A seguito di quanto indicato nei paragrafi precedenti, nonché all’accertamento della concorrenza sleale per concorrenza confusoria, il Tribunale ha stabilito, per il convenuto, l’inibitoria a proseguire l’utilizzo del segno “Fabio Lamborghini” o, comunque, “Lamborghini”, in qualsiasi forma o carattere scritto, unito o meno ad altre parole, segni grafici o sigle od anche riportato come firma, nonché a spendere in qualunque modo la qualità di erede di Ferruccio Lamborghini.

 

La decisione ha anticipato di qualche settimana l’ordinanza della I sezione civile della Corte di Cassazione datata 8 luglio 2025 che ha annullato la decisione della Commissione dei Ricorsi dell’Ufficio Italiano Brevetti e Marchi (UIBM) in merito all’opposizione proposta nei confronti della domanda di marchio italiano per il segno “ELETTRA LAMBORGHINI”. Elettra Miura Lamborghini, figlia di Tonino, aveva, infatti, promosso appello nei confronti della decisione emessa nel contesto dell’opposizione alla registrazione della propria domanda di marchio per il segno “ELETTRA LAMBORGHINI”. La Commissione dei Ricorsi aveva accolto il ricorso, evidenziando che, valutando la notorietà acquisita in ambito “civile” e il suo prospettato sfruttamento a scopi commerciali, appare difficile sostenere che l’uso del patronimico “Elettra Lamborghini” da parte dell’avente diritto consentirebbe a quest’ultima di trarre un indebito vantaggio dal carattere distintivo o dalla rinomanza del marchio anteriore “Lamborghini” e, al contempo, evidenziando che il rifiuto della registrazione impedirebbe alla titolare della domanda di sfruttare commercialmente la propria notorietà, acquisita, quantomeno in parte, al di fuori e a prescindere da quella del marchio anteriore.
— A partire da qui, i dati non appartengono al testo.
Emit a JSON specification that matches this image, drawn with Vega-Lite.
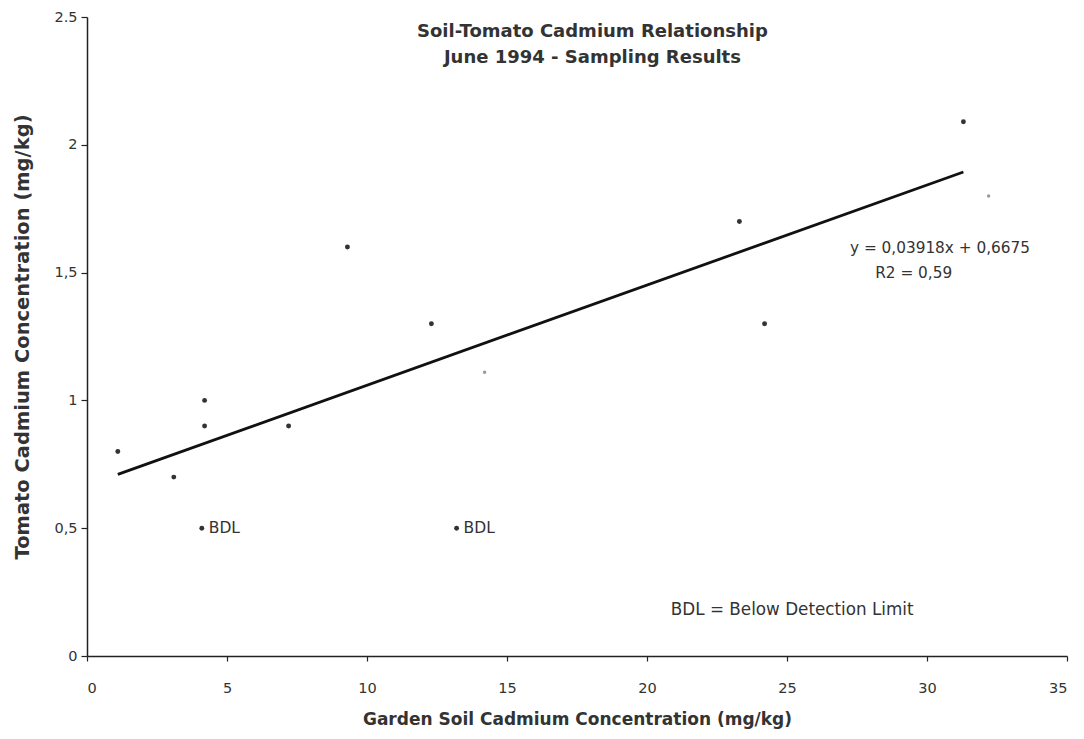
{
  "$schema": "https://vega.github.io/schema/vega-lite/v6.json",
  "width": 980,
  "height": 639,
  "autosize": {"type": "none"},
  "padding": {"left": 87, "top": 17, "right": 17, "bottom": 83},
  "background": "white",
  "config": {
    "view": {"stroke": null},
    "font": "DejaVu Sans",
    "axis": {"grid": false, "domainColor": "#222", "domainWidth": 1.5, "tickColor": "#222", "tickWidth": 1.2, "labelColor": "#333", "titleColor": "#333", "labelFont": "DejaVu Sans", "titleFont": "DejaVu Sans"}
  },
  "datasets": {
    "pts": [
      {"soil": 1.1, "tomato": 0.8, "kind": "measured"},
      {"soil": 3.1, "tomato": 0.7, "kind": "measured"},
      {"soil": 4.2, "tomato": 1.0, "kind": "measured"},
      {"soil": 4.2, "tomato": 0.9, "kind": "measured"},
      {"soil": 7.2, "tomato": 0.9, "kind": "measured"},
      {"soil": 9.3, "tomato": 1.6, "kind": "measured"},
      {"soil": 12.3, "tomato": 1.3, "kind": "measured"},
      {"soil": 23.3, "tomato": 1.7, "kind": "measured"},
      {"soil": 24.2, "tomato": 1.3, "kind": "measured"},
      {"soil": 31.3, "tomato": 2.09, "kind": "measured"},
      {"soil": 4.1, "tomato": 0.5, "kind": "BDL"},
      {"soil": 13.2, "tomato": 0.5, "kind": "BDL"}
    ],
    "faint": [
      {"soil": 14.2, "tomato": 1.11},
      {"soil": 32.2, "tomato": 1.8}
    ],
    "fit": [
      {"soil": 1.1, "tomato": 0.7106},
      {"soil": 31.3, "tomato": 1.8938}
    ],
    "notes": [
      {"soil": 27.25, "tomato": 1.595, "label": "y = 0,03918x + 0,6675", "size": 15.3},
      {"soil": 28.15, "tomato": 1.5, "label": "R2 = 0,59", "size": 15.3},
      {"soil": 20.85, "tomato": 0.18, "label": "BDL = Below Detection Limit", "size": 16.8}
    ],
    "bdl": [
      {"soil": 4.1, "tomato": 0.5, "label": "BDL"},
      {"soil": 13.2, "tomato": 0.5, "label": "BDL"}
    ],
    "title": [
      {"soil": 18.05, "tomato": 2.44, "label": "Soil-Tomato Cadmium Relationship"},
      {"soil": 18.05, "tomato": 2.34, "label": "June 1994 - Sampling Results"}
    ]
  },
  "encoding": {
    "x": {"field": "soil", "type": "quantitative", "scale": {"domain": [0, 35], "nice": false},
      "axis": {"title": "Garden Soil Cadmium Concentration (mg/kg)", "values": [0,5,10,15,20,25,30,35], "tickSize": 5, "labelPadding": 20, "labelFontSize": 14.5, "titleFontSize": 17, "titlePadding": 17, "titleFontWeight": "bold"}},
    "y": {"field": "tomato", "type": "quantitative", "scale": {"domain": [0, 2.5], "nice": false},
      "axis": {"title": "Tomato Cadmium Concentration (mg/kg)", "values": [0,0.5,1,1.5,2,2.5], "tickSize": 6, "labelPadding": 4, "labelFontSize": 14.5, "titleFontSize": 19.5, "titlePadding": 21, "titleFontWeight": "bold",
        "labelExpr": "datum.value == 2.5 ? '2.5' : replace(format(datum.value, ''), '.', ',')"}}
  },
  "layer": [
    {"data": {"name": "fit"}, "mark": {"type": "line", "color": "#111", "strokeWidth": 2.8}},
    {"data": {"name": "faint"}, "mark": {"type": "circle", "color": "#999", "size": 12, "opacity": 1}},
    {"data": {"name": "pts"}, "mark": {"type": "circle", "color": "#333", "size": 24, "opacity": 1}},
    {"data": {"name": "notes"},
      "mark": {"type": "text", "align": "left", "baseline": "middle", "color": "#333"},
      "encoding": {"text": {"field": "label"}, "size": {"field": "size", "type": "quantitative", "scale": null}}},
    {"data": {"name": "bdl"},
      "mark": {"type": "text", "align": "left", "baseline": "middle", "fontSize": 15.5, "color": "#333", "dx": 7},
      "encoding": {"text": {"field": "label"}}},
    {"data": {"name": "title"},
      "mark": {"type": "text", "align": "center", "baseline": "middle", "fontSize": 18, "fontWeight": "bold", "color": "#333"},
      "encoding": {"text": {"field": "label"}}}
  ]
}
Tuttavia, secondo la Cassazione, il giudizio della Commissione dei Ricorsi non è completo, in quanto è necessario esaminare, oltre alle circostanze già considerate, anche le eventuali conseguenze dell’uso e della registrazione del marchio “Elettra Lamborghini” nei confronti del consumatore medio del marchio automobilistico “rinomato”. Ciò poiché, nella prospettiva della Cassazione, non è sufficiente, perché possano convivere pacificamente, tanto sul mercato quanto sul Registro, che i marchi oggetto di analisi si riferiscano a settori merceologici distinti.